Martin has been writing. He has sent out several chapters to various people, and is pleased that they like it. He’s pleased with his progress, especially his fantasy characters, which he hasn’t really done before, and he’s very pleased with the ‘Shift’ that occurs within the book. He’s currently on Chapter 19 of 29, so he’s going well.

Tony has been remembering Pink Rubber Ball Magazine from many years ago, which suggested he should paint at least one picture every day, and he has been doing just that ever since. He described his incredible work-rate and dedication, and there was a good discussion about how an artist’s lifestyle and output can be compared.

There are many great differences, but underneath there’s the desire to create and the determination to get on with it and be successful. We all pondered the idea of becoming fitter through practice, so the energy or creativity flows easier and faster through the mind and the muscles working together like a well-oiled team.

Maggie has finished her house at last, or so she says. She’s looking forward to writing new stuff in 2018. We wish her success, and we’re looking forward to reading it. Good luck.

End notes

We had another fascinating and lively meeting this month, with stimulating discussions and a lot of news. Many of us will be irresistibly drawn towards Newport Minster on Monday 18th, hoping for Prizes and Glory. Or should it be Glory and Prizes? I don’t care both, I’ll take them whichever way they come. I’ll be there, in a state of amazement and excitement, whatever the result.
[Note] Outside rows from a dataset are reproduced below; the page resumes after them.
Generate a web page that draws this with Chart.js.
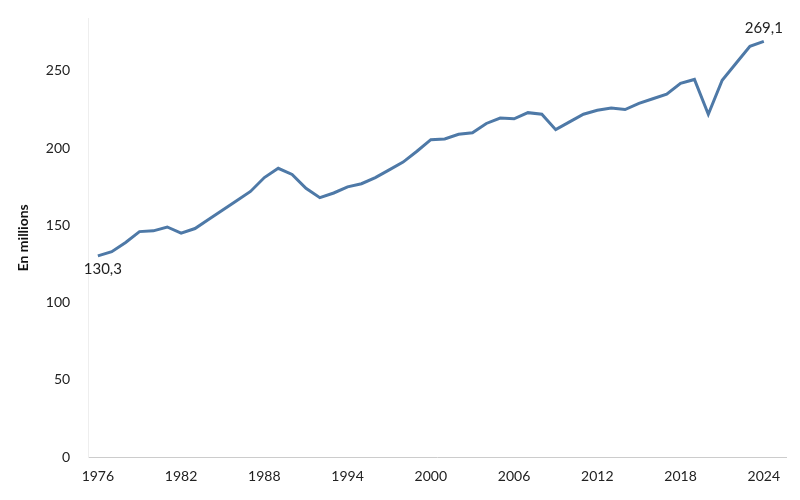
<!DOCTYPE html><html><head><meta charset="utf-8">
<script src="https://cdn.jsdelivr.net/npm/chart.js@4"></script>
<style>body{margin:0;background:#fff}#w{width:800px;height:500px}</style></head><body><div id="w"><canvas id="c"></canvas></div>
<script>
const years=[];for(let y=1976;y<=2024;y++)years.push(y);
const values=[130.3,133,139,146,146.5,149,145,148,154,160,166,172,181,187,183,174,168,171,175,177,181,186,191,198,205.5,206,209,210,216,219.5,219,223,222,212,217,222,224.5,226,225,229,232,235,242,244.5,222,244,255,266,269.1];
const endLabels={0:"130,3",48:"269,1"};
const lbl={id:'lbl',afterDatasetsDraw(ch){const ctx=ch.ctx;const m=ch.getDatasetMeta(0);ctx.save();ctx.font='15px Lato';ctx.fillStyle='#222';
for(const k in endLabels){const p=m.data[k];if(+k===0){ctx.textAlign='center';ctx.textBaseline='top';ctx.fillText(endLabels[k],p.x+5,p.y+6);}else{ctx.textAlign='center';ctx.textBaseline='bottom';ctx.fillText(endLabels[k],p.x,p.y-6);}}ctx.restore();}};
new Chart(document.getElementById('c'),{type:'line',data:{datasets:[{data:years.map((y,i)=>({x:y,y:values[i]})),borderColor:'#4e79a7',borderWidth:3,pointRadius:0,tension:0}]},
options:{responsive:true,maintainAspectRatio:false,animation:false,layout:{padding:{top:4,right:14,left:11,bottom:12}},
plugins:{legend:{display:false},tooltip:{enabled:false}},
scales:{x:{type:'linear',min:1975.3,max:2025.6,afterBuildTicks(s){s.ticks=[1976,1982,1988,1994,2000,2006,2012,2018,2024].map(v=>({value:v}));},
ticks:{autoSkip:false,maxRotation:0,color:'#222',font:{family:'Lato',size:14},callback:v=>String(v)},grid:{display:false},border:{color:'#ccc'}},
y:{min:0,max:284,afterBuildTicks(s){s.ticks=[0,50,100,150,200,250].map(v=>({value:v}));},ticks:{color:'#222',font:{family:'Lato',size:14},padding:10},grid:{display:false},border:{color:'#eee'},
title:{display:true,text:'En millions',color:'#111',font:{family:'Lato',size:14,weight:'bold'}}}}},plugins:[lbl]});
</script></body></html>
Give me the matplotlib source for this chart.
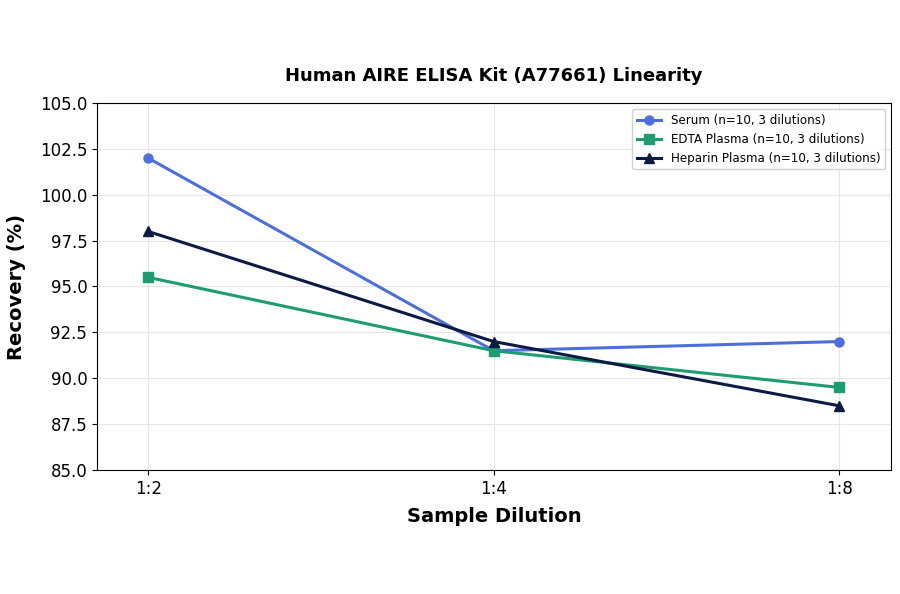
import matplotlib
matplotlib.use("Agg")
import matplotlib.pyplot as plt

dilutions = ["1:2", "1:4", "1:8"]
serum = [102.0, 91.5, 92.0]
edta = [95.5, 91.5, 89.5]
heparin = [98.0, 92.0, 88.5]
labels = ["Serum (n=10, 3 dilutions)", "EDTA Plasma (n=10, 3 dilutions)", "Heparin Plasma (n=10, 3 dilutions)"]
yticks = [85.0, 87.5, 90.0, 92.5, 95.0, 97.5, 100.0, 102.5, 105.0]

fig = plt.figure(figsize=(9, 5.94), dpi=100)
ax = fig.add_axes([97/900, 1-470/594, (891-97)/900, (470-103)/594])
x = range(len(dilutions))
ax.plot(x, serum, color="#4f6fd8", marker="o", lw=2.2, ms=6.5, label=labels[0])
ax.plot(x, edta, color="#1e9c70", marker="s", lw=2.2, ms=6.5, label=labels[1])
ax.plot(x, heparin, color="#0c1a44", marker="^", lw=2.2, ms=6.5, label=labels[2])
ax.set_xticks(list(x))
ax.set_xticklabels(dilutions, fontsize=12)
ax.set_ylim(85, 105)
ax.set_yticks(yticks)
ax.set_yticklabels([f"{v:.1f}" for v in yticks], fontsize=12)
ax.set_xlim(-0.148, 2.15)
ax.grid(True, color="#e6e6e6", lw=0.8)
ax.set_axisbelow(True)
ax.set_xlabel("Sample Dilution", fontsize=14, fontweight="bold", labelpad=6.5)
ax.set_ylabel("Recovery (%)", fontsize=14, fontweight="bold", labelpad=10)
ax.set_title("Human AIRE ELISA Kit (A77661) Linearity", fontsize=13, fontweight="bold", pad=16)
ax.legend(loc="upper right", fontsize=8.6, framealpha=0.9)
fig.savefig("out.png", dpi=100)
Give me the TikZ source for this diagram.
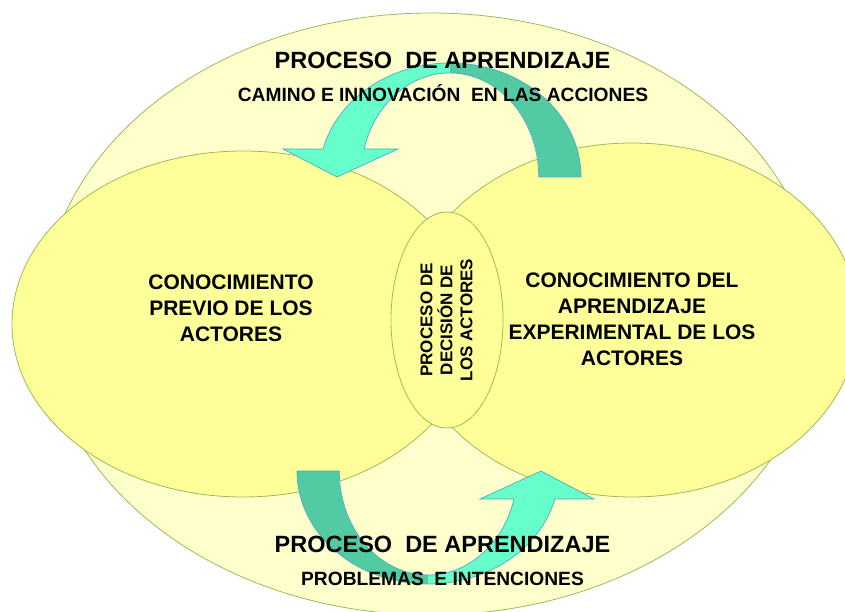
\documentclass[tikz,border=0pt]{standalone}
\usepackage{fontspec}
\setmainfont{Liberation Sans}
\definecolor{outerfill}{HTML}{FFFFCC}
\definecolor{innerfill}{HTML}{FFFF99}
\definecolor{olive}{HTML}{9BBB59}
\definecolor{aqualight}{HTML}{66FFCC}
\definecolor{aquadark}{HTML}{52CBA4}
\definecolor{arrowline}{HTML}{4BACC6}
\begin{document}
\begin{tikzpicture}[x=1pt,y=1pt,
  bubble/.style={fill=innerfill, draw=olive, line width=0.8pt},
  bigbubble/.style={fill=outerfill, draw=olive, line width=0.8pt},
  arrowedge/.style={draw=arrowline, line width=0.7pt},
  lbl/.style={text=black, inner sep=0pt, align=center},
  titletext/.style={lbl, font=\fontsize{23.5}{28}\selectfont\bfseries},
  subtext/.style={lbl, font=\fontsize{19.2}{23}\selectfont\bfseries},
  bodytext/.style={lbl, font=\fontsize{21}{26}\selectfont\bfseries},
  midtext/.style={lbl, font=\fontsize{17}{20}\selectfont\bfseries}]
\clip (0,0) rectangle (845,612);
\fill[white] (0,0) rectangle (845,612);
% outer ellipse
\draw[bigbubble] (431,298) ellipse [x radius=388, y radius=301];
% left and right ellipses
\draw[bubble] (243,288) ellipse [x radius=231, y radius=173];
\draw[bubble] (632,292) ellipse [x radius=226, y radius=177];
% middle ellipse
\draw[bubble] (447,292) ellipse [x radius=56, y radius=108];
% top curved arrow
\fill[aquadark] (581,435) arc[start angle=0, end angle=90, x radius=131, y radius=114]
  -- (450,539) arc[start angle=90, end angle=0, x radius=89, y radius=104] -- cycle;
\fill[aqualight] (450,549) arc[start angle=90, end angle=165.8, x radius=131, y radius=114]
  -- (283,463) -- (337,435) -- (398,463) -- (364,463)
  arc[start angle=164.4, end angle=90, x radius=89, y radius=104] -- cycle;
\draw[arrowedge] (581,435) arc[start angle=0, end angle=165.8, x radius=131, y radius=114]
  -- (283,463) -- (337,435) -- (398,463) -- (364,463)
  arc[start angle=164.4, end angle=0, x radius=89, y radius=104] -- cycle;
% bottom curved arrow
\fill[aquadark] (297,141) arc[start angle=180, end angle=270, x radius=131, y radius=113]
  -- (428,37) arc[start angle=270, end angle=180, x radius=89, y radius=104] -- cycle;
\fill[aqualight] (428,28) arc[start angle=270, end angle=345.7, x radius=131, y radius=113]
  -- (594,113) -- (541,141) -- (480,113) -- (514,113)
  arc[start angle=344.4, end angle=270, x radius=89, y radius=104] -- cycle;
\draw[arrowedge] (297,141) arc[start angle=180, end angle=345.7, x radius=131, y radius=113]
  -- (594,113) -- (541,141) -- (480,113) -- (514,113)
  arc[start angle=344.4, end angle=180, x radius=89, y radius=104] -- cycle;
% texts
\node[titletext, anchor=base] (toptitle) at (442.5,543) {PROCESO\ \ DE APRENDIZAJE};
\node[subtext, anchor=base] (topsub) at (443,510) {CAMINO E INNOVACIÓN\ \ EN LAS ACCIONES};
\node[titletext, anchor=base] (bottitle) at (442.5,59) {PROCESO\ \ DE APRENDIZAJE};
\node[subtext, anchor=base] (botsub) at (442.5,26) {PROBLEMAS\ \ E INTENCIONES};
\node[bodytext] (lefttext) at (231,303.5) {CONOCIMIENTO\\PREVIO DE LOS\\ACTORES};
\node[bodytext] (righttext) at (632,292.5) {CONOCIMIENTO DEL\\APRENDIZAJE\\EXPERIMENTAL DE LOS\\ACTORES};
\node[midtext, rotate=90] (midlabel) at (446.5,292) {PROCESO DE\\DECISIÓN DE\\LOS ACTORES};
\end{tikzpicture}
\end{document}
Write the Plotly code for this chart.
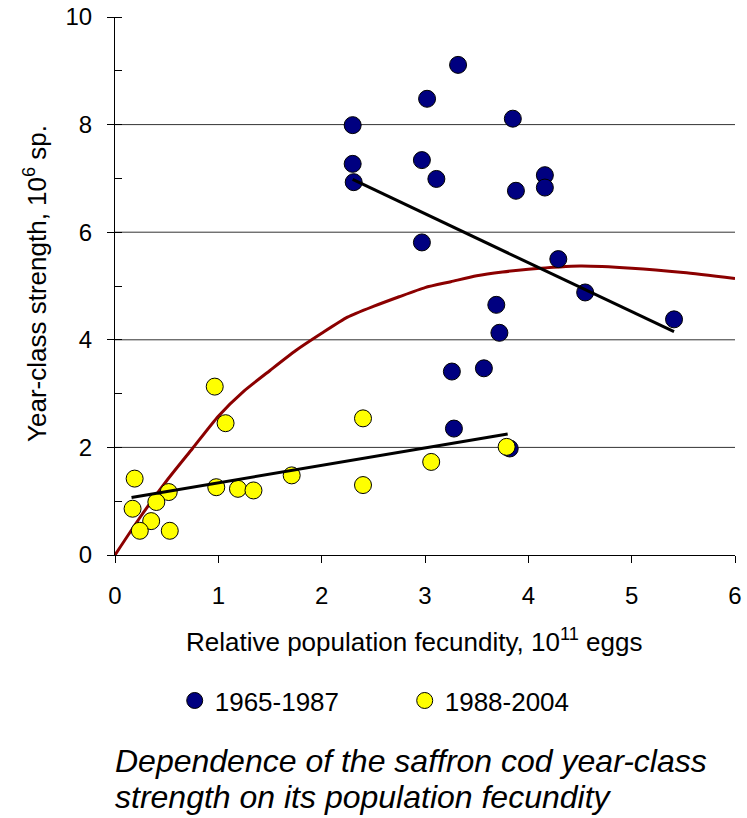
import plotly.graph_objects as go

# 1965-1987 (blue)
blue_x = [3.32, 3.02, 2.30, 3.85, 2.30, 2.97, 2.31, 3.11, 4.16, 4.16, 3.88, 2.97,
          4.29, 4.55, 5.41, 3.69, 3.72, 3.57, 3.26, 3.28, 3.82]
blue_y = [9.11, 8.48, 7.99, 8.11, 7.27, 7.34, 6.93, 6.99, 7.06, 6.83, 6.77, 5.81,
          5.50, 4.88, 4.38, 4.65, 4.13, 3.47, 3.41, 2.35, 1.98]

# 1988-2004 (yellow)
yel_x = [0.965, 1.07, 2.40, 3.79, 3.06, 2.40, 1.71, 0.98, 1.19, 1.34, 0.52, 0.19,
         0.17, 0.40, 0.35, 0.24, 0.53]
yel_y = [3.13, 2.45, 2.54, 2.01, 1.73, 1.30, 1.48, 1.26, 1.23, 1.20, 1.17, 1.42,
         0.86, 0.985, 0.63, 0.45, 0.45]

# trend lines (endpoints)
trend_blue_x = [2.30, 5.41]
trend_blue_y = [6.98, 4.15]
trend_yel_x = [0.16, 3.80]
trend_yel_y = [1.07, 2.25]

# stock-recruitment curve
curve_x = [0, 0.25, 0.5, 0.75, 1.0, 1.25, 1.5, 1.75, 2.0, 2.25, 2.5, 2.75, 3.0,
           3.25, 3.5, 3.75, 4.0, 4.5, 5.0, 5.5, 6.0]
curve_y = [0, 0.72, 1.38, 1.98, 2.58, 3.05, 3.43, 3.80, 4.12, 4.42, 4.62, 4.80, 4.97,
           5.08, 5.19, 5.26, 5.31, 5.37, 5.33, 5.25, 5.14]

grid_y = [2, 4, 6, 8]
x_ticks = [0, 1, 2, 3, 4, 5, 6]
y_ticks = [0, 2, 4, 6, 8, 10]

FONT = "Liberation Sans, Arial, sans-serif"

fig = go.Figure()

fig.add_trace(go.Scatter(x=curve_x, y=curve_y, mode="lines",
                         line=dict(color="#8B0000", width=3, shape="spline",
                                   smoothing=0.6),
                         showlegend=False, hoverinfo="skip"))
fig.add_trace(go.Scatter(x=blue_x, y=blue_y, mode="markers", name="1965-1987",
                         marker=dict(color="#000080", size=17,
                                     line=dict(color="black", width=1))))
fig.add_trace(go.Scatter(x=yel_x, y=yel_y, mode="markers", name="1988-2004",
                         marker=dict(color="#FFFF00", size=17,
                                     line=dict(color="black", width=1))))
fig.add_trace(go.Scatter(x=trend_blue_x, y=trend_blue_y, mode="lines",
                         line=dict(color="black", width=3), showlegend=False))
fig.add_trace(go.Scatter(x=trend_yel_x, y=trend_yel_y, mode="lines",
                         line=dict(color="black", width=3), showlegend=False))

for gy in grid_y:
    fig.add_shape(type="line", xref="paper", yref="y", x0=0, x1=1, y0=gy, y1=gy,
                  line=dict(color="#333333", width=1), layer="below")

fig.update_layout(
    width=747, height=818,
    margin=dict(l=115, r=12, t=17, b=263, autoexpand=False),
    paper_bgcolor="white", plot_bgcolor="white",
    font=dict(family=FONT, size=24, color="black"),
    showlegend=True,
    legend=dict(orientation="h", x=0.0963, xanchor="left", y=-0.2706, yanchor="middle",
                font=dict(size=26), entrywidth=185, entrywidthmode="pixels",
                bgcolor="rgba(0,0,0,0)"),
    xaxis=dict(range=[0, 6], tickvals=x_ticks, ticks="outside", ticklen=7,
               tickcolor="black", showline=True, linecolor="black", linewidth=1,
               showgrid=False, zeroline=False, tickfont=dict(size=24),
               ticklabelstandoff=12, automargin=False),
    yaxis=dict(range=[0, 10], tickvals=y_ticks, ticks="outside", ticklen=7,
               tickcolor="black", showline=True, linecolor="black", linewidth=1,
               showgrid=False, zeroline=False, tickfont=dict(size=24),
               ticklabelstandoff=10, automargin=False,
               minor=dict(ticks="inside", dtick=1, ticklen=7, tickcolor="black",
                          showgrid=False)),
)

fig.add_annotation(text="Relative population fecundity, 10<sup>11</sup> eggs",
                   xref="paper", yref="paper", x=0.482, y=-0.158,
                   xanchor="center", yanchor="middle", showarrow=False,
                   font=dict(size=26, family=FONT))
fig.add_annotation(text="Year-class strength, 10<sup>6</sup> sp.",
                   xref="paper", yref="paper", x=-0.128, y=0.505, textangle=-90,
                   xanchor="center", yanchor="middle", showarrow=False,
                   font=dict(size=26, family=FONT))

fig.add_annotation(text="<i>Dependence of the saffron cod year-class</i>",
                   xref="paper", yref="paper", x=-0.003, y=-0.3829,
                   xanchor="left", yanchor="middle", showarrow=False,
                   font=dict(size=32, family=FONT))
fig.add_annotation(text="<i>strength on its population fecundity</i>",
                   xref="paper", yref="paper", x=-0.003, y=-0.4498,
                   xanchor="left", yanchor="middle", showarrow=False,
                   font=dict(size=32, family=FONT))

fig.write_html("out.html", config={"displayModeBar": False},
               post_script="document.body.style.margin='0';")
I hope you all have a wonderful Christmas, and we’ll assemble again like small change at the bottom of an old handbag on Friday 5th January 2018. It’ll be a New Year, and good things are going to happen!

See you then. I can’t wait.

P.S. Thank you to Anna, who pointed out that I confused Mary and Fran in my last Jottings. I apologise to them both. Either Anna is the only one who reads them, or everyone is very kind, and didn’t want to mention it. I shall hope to do better in future.

As always, if you’ve been mis- or under-represented, please let me know and I’ll correct it next month.